[identity profile] freakytigger.livejournal.com posting in [community profile] poptimists
I asked this to [livejournal.com profile] worldofagwu as part of a MEME but felt it had wider potential (tho his answer was of course excellent):

Have the lyrics of a song ever changed your mind about a non-musical matter?

(WOA expanded the meaning to include "provided you with useful practical information" too which suits me!)

a sub-editor writes

Date: 2007-09-19 11:15 am (UTC)
From: [identity profile] dubdobdee.livejournal.com
"a knife a fork a bottle and a cork -- that's the way to spell new york"

Date: 2007-09-19 02:48 pm (UTC)
koganbot: (Default)
From: [personal profile] koganbot
I don't think this is the sort of answer you're looking for, but when I was 12 and finally figured out that "She Loves You" and "You Can't Do That" and some other Beatles songs had smart lyrics, I also realized that teenyboppers weren't necessarily idiots.

Date: 2007-09-19 02:52 pm (UTC)
koganbot: (Default)
From: [personal profile] koganbot
(This was in 1966, by the way, though the two songs I mentioned that helped light my inner lightbulb were from 1963 and 1964, respectively.

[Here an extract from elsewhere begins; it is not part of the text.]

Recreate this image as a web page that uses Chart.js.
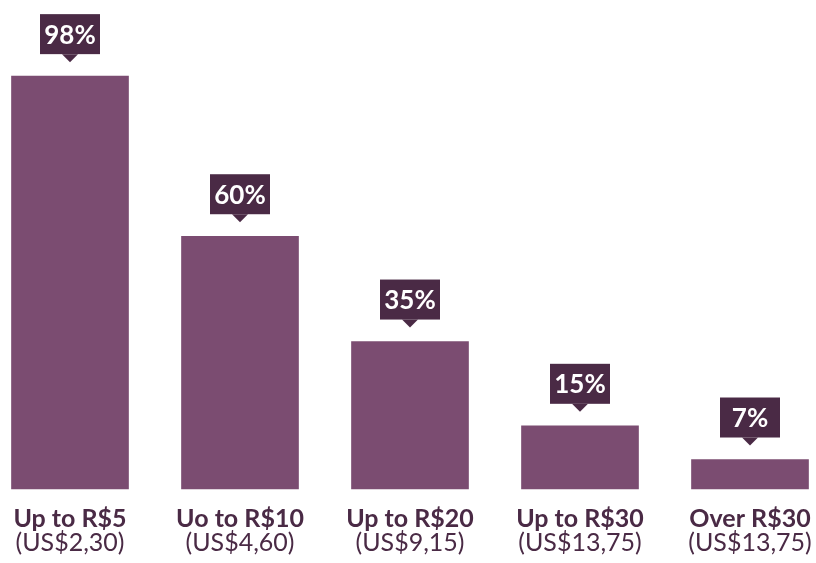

I did like "Eleanor Rigby," a current Beatles hit, though that fit into a more standard model (for me, that is) of folk-music-type social concern that I was already at ease with.)

Date: 2007-09-19 10:36 pm (UTC)
From: [identity profile] barrysarll.livejournal.com
I kind of had the opposite; any attention I pay to Beatles lyrics makes me realise how often the 'canon' is assembled by imbeciles. In particular, if there has ever been a worse lyric than 'All You Need Is Love' then it melted the brains of everyone aware of it, and thus mercifully erased itself from history.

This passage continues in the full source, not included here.